(What the task asks):
Restate the records that follow word for word; no pictures should appear.

(Data to use):
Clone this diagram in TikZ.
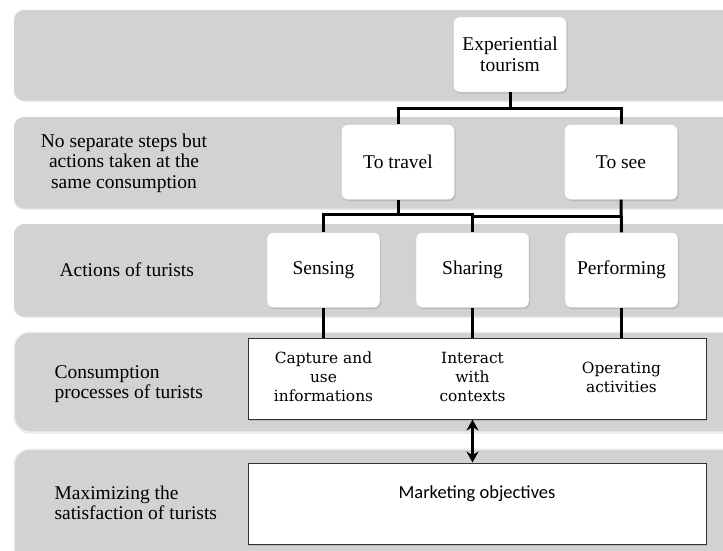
\documentclass[tikz,border=0pt]{standalone}
\usepackage{fontspec}
\setmainfont{Liberation Serif}
\newfontfamily\boxfont{DejaVu Serif}
\newfontfamily\objfont{Carlito}
\usetikzlibrary{positioning,shadows,arrows.meta,calc}

\begin{document}
\begin{tikzpicture}[x=1pt,y=-1pt,
  band/.style={fill=gray!35, rounded corners=10pt,
    drop shadow={opacity=0.25,shadow xshift=0pt,shadow yshift=-1.5pt}},
  bigband/.style={band, rounded corners=16pt, draw=gray!12, line width=1.5pt},
  actbox/.style={draw=gray!45, fill=white, rounded corners=6pt,
    minimum width=113pt, minimum height=75pt, align=center,
    font=\fontsize{19.5}{20.5}\selectfont,
    drop shadow={opacity=0.3,shadow xshift=1pt,shadow yshift=-1.5pt}},
  widebox/.style={draw=black!80, line width=1pt, fill=white,
    minimum width=458pt, minimum height=81pt,
    drop shadow={opacity=0.3,shadow xshift=1pt,shadow yshift=-1.5pt}},
  proc/.style={align=center, font=\boxfont\fontsize{15.4}{19}\selectfont},
  rowlabel/.style={font=\fontsize{19.5}{20.5}\selectfont},
  link/.style={line width=3pt, black}]

\useasboundingbox (0,0) rectangle (723,551);
\clip (0,0) rectangle (723,551);

% rows
\path[band] (14,10) rectangle (740,100);
\path[band] (14,117) rectangle (740,208);
\path[band] (14,224) rectangle (740,316);
\path[bigband] (14,332) rectangle (740,432);
\path[bigband] (14,449) rectangle (740,570);

% row labels
\node[rowlabel, align=center] (l2) at (124,163) {No separate steps but\\actions taken at the\\same consumption};
\node[rowlabel, anchor=west] (l3) at (56,270) {Actions of turists};
\node[rowlabel, anchor=west, align=left] (l4) at (51,384) {Consumption\\processes of turists};
\node[rowlabel, anchor=west, align=left] (l5) at (51,503) {Maximizing the\\satisfaction of turists};

% tree
\node[actbox] (expe) at (510,54.5) {Experiential\\tourism};
\node[actbox] (travel) at (398,162) {To travel};
\node[actbox] (see) at (621,162) {To see};
\node[actbox] (sense) at (323.5,270) {Sensing};
\node[actbox] (share) at (472.5,270) {Sharing};
\node[actbox] (perf) at (621.5,270) {Performing};

\node[widebox] (cons) at (477,378.5) {};
\node[proc] (capt) at (323.5,377) {Capture and\\use\\informations};
\node[proc] (inter) at (472.5,377) {Interact\\with\\contexts};
\node[proc] (oper) at (621.5,377) {Operating\\activities};

\node[widebox] (market) at (477,503.5) {};
\node[font=\objfont\fontsize{18.5}{20}\selectfont] (mobj) at (477,494) {Marketing objectives};

\draw[link] (expe.south) -- ++(0,16) coordinate (j1);
\draw[link] (travel.north) |- (j1) -| (see.north);
\draw[link] (travel.south) -- ++(0,15) coordinate (j2);
\draw[link] (sense.north) |- (j2) -| (share.north);
\coordinate (j3) at ($(j2)+(0,2)$);
\draw[link] (j3 -| share.north) -- (j3 -| see.south);
\draw[link] (see.south) -- (perf.north);
\foreach \n in {sense,share,perf}
  \draw[link] (\n.south) -- (\n.south |- cons.north);

\draw[link, {Stealth[length=11pt,width=12pt]}-{Stealth[length=11pt,width=12pt]}]
  (share.south |- cons.south) -- (share.south |- market.north);

\end{tikzpicture}
\end{document}
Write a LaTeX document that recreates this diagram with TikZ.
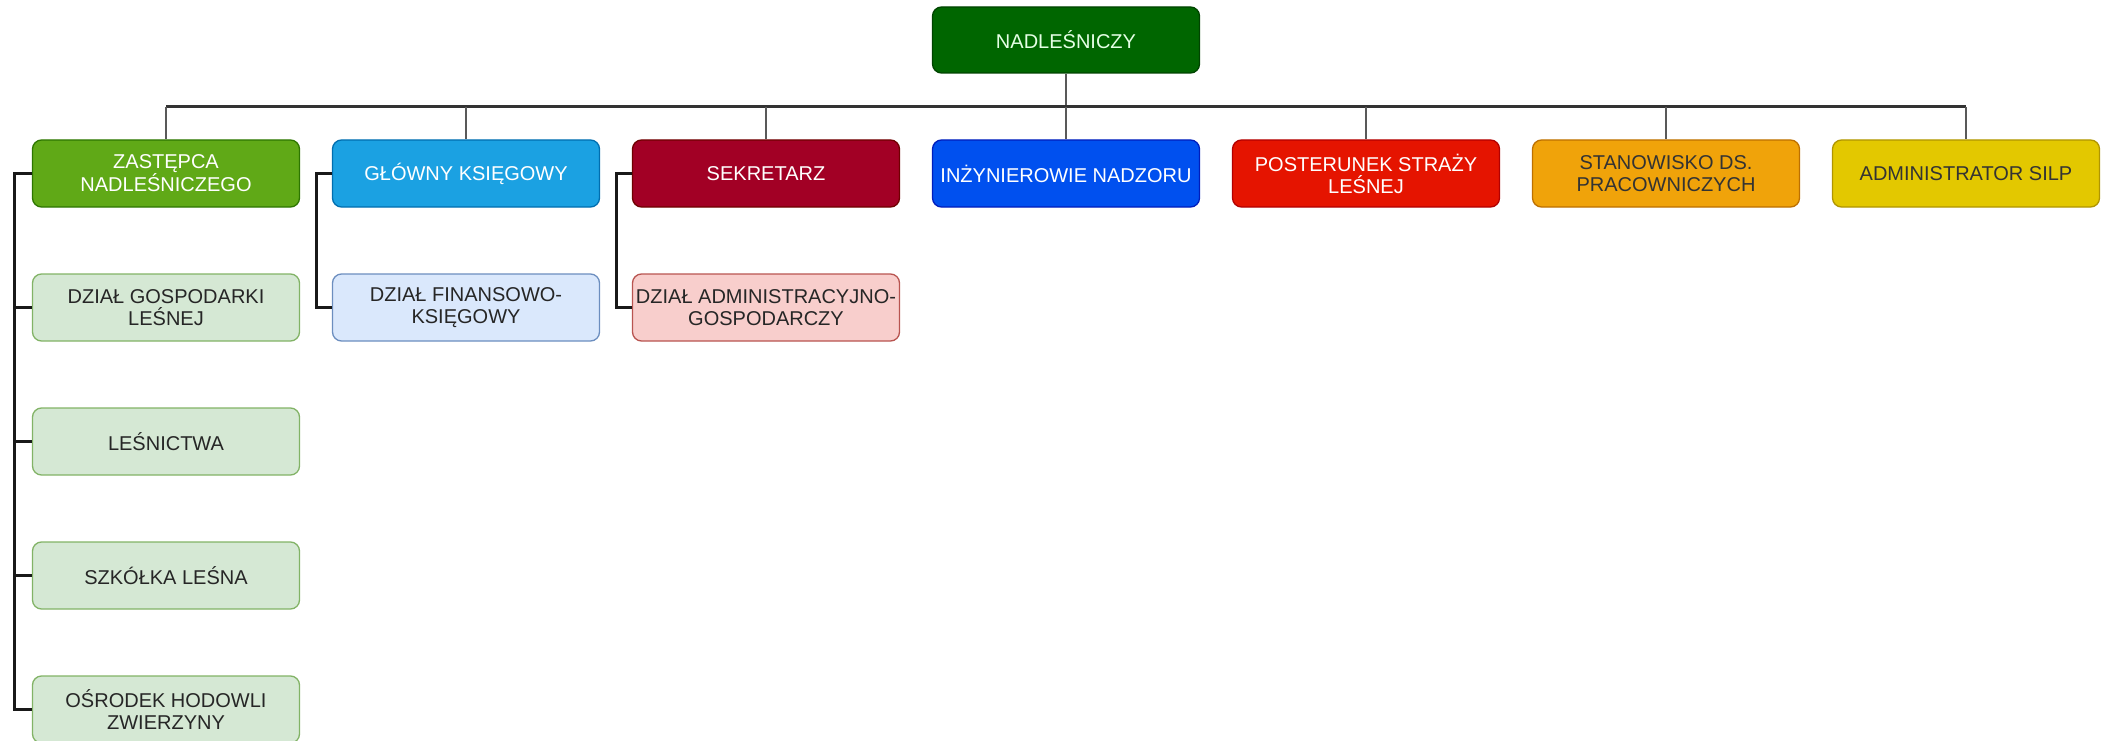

(Expected output):
Clone this diagram in TikZ.
\documentclass[tikz,border=0pt]{standalone}
\usepackage{fontspec}
\setmainfont{Liberation Serif}
\newfontfamily\boxfont{DejaVu Serif}
\newfontfamily\objfont{Carlito}
\usetikzlibrary{positioning,shadows,arrows.meta,calc}

\begin{document}
\begin{tikzpicture}[x=1pt,y=-1pt,
  band/.style={fill=gray!35, rounded corners=10pt,
    drop shadow={opacity=0.25,shadow xshift=0pt,shadow yshift=-1.5pt}},
  bigband/.style={band, rounded corners=16pt, draw=gray!12, line width=1.5pt},
  actbox/.style={draw=gray!45, fill=white, rounded corners=6pt,
    minimum width=113pt, minimum height=75pt, align=center,
    font=\fontsize{19.5}{20.5}\selectfont,
    drop shadow={opacity=0.3,shadow xshift=1pt,shadow yshift=-1.5pt}},
  widebox/.style={draw=black!80, line width=1pt, fill=white,
    minimum width=458pt, minimum height=81pt,
    drop shadow={opacity=0.3,shadow xshift=1pt,shadow yshift=-1.5pt}},
  proc/.style={align=center, font=\boxfont\fontsize{15.4}{19}\selectfont},
  rowlabel/.style={font=\fontsize{19.5}{20.5}\selectfont},
  link/.style={line width=3pt, black}]

\useasboundingbox (0,0) rectangle (723,551);
\clip (0,0) rectangle (723,551);

% rows
\path[band] (14,10) rectangle (740,100);
\path[band] (14,117) rectangle (740,208);
\path[band] (14,224) rectangle (740,316);
\path[bigband] (14,332) rectangle (740,432);
\path[bigband] (14,449) rectangle (740,570);

% row labels
\node[rowlabel, align=center] (l2) at (124,163) {No separate steps but\\actions taken at the\\same consumption};
\node[rowlabel, anchor=west] (l3) at (56,270) {Actions of turists};
\node[rowlabel, anchor=west, align=left] (l4) at (51,384) {Consumption\\processes of turists};
\node[rowlabel, anchor=west, align=left] (l5) at (51,503) {Maximizing the\\satisfaction of turists};

% tree
\node[actbox] (expe) at (510,54.5) {Experiential\\tourism};
\node[actbox] (travel) at (398,162) {To travel};
\node[actbox] (see) at (621,162) {To see};
\node[actbox] (sense) at (323.5,270) {Sensing};
\node[actbox] (share) at (472.5,270) {Sharing};
\node[actbox] (perf) at (621.5,270) {Performing};

\node[widebox] (cons) at (477,378.5) {};
\node[proc] (capt) at (323.5,377) {Capture and\\use\\informations};
\node[proc] (inter) at (472.5,377) {Interact\\with\\contexts};
\node[proc] (oper) at (621.5,377) {Operating\\activities};

\node[widebox] (market) at (477,503.5) {};
\node[font=\objfont\fontsize{18.5}{20}\selectfont] (mobj) at (477,494) {Marketing objectives};

\draw[link] (expe.south) -- ++(0,16) coordinate (j1);
\draw[link] (travel.north) |- (j1) -| (see.north);
\draw[link] (travel.south) -- ++(0,15) coordinate (j2);
\draw[link] (sense.north) |- (j2) -| (share.north);
\coordinate (j3) at ($(j2)+(0,2)$);
\draw[link] (j3 -| share.north) -- (j3 -| see.south);
\draw[link] (see.south) -- (perf.north);
\foreach \n in {sense,share,perf}
  \draw[link] (\n.south) -- (\n.south |- cons.north);

\draw[link, {Stealth[length=11pt,width=12pt]}-{Stealth[length=11pt,width=12pt]}]
  (share.south |- cons.south) -- (share.south |- market.north);

\end{tikzpicture}
\end{document}
Write a LaTeX document that recreates this diagram with TikZ.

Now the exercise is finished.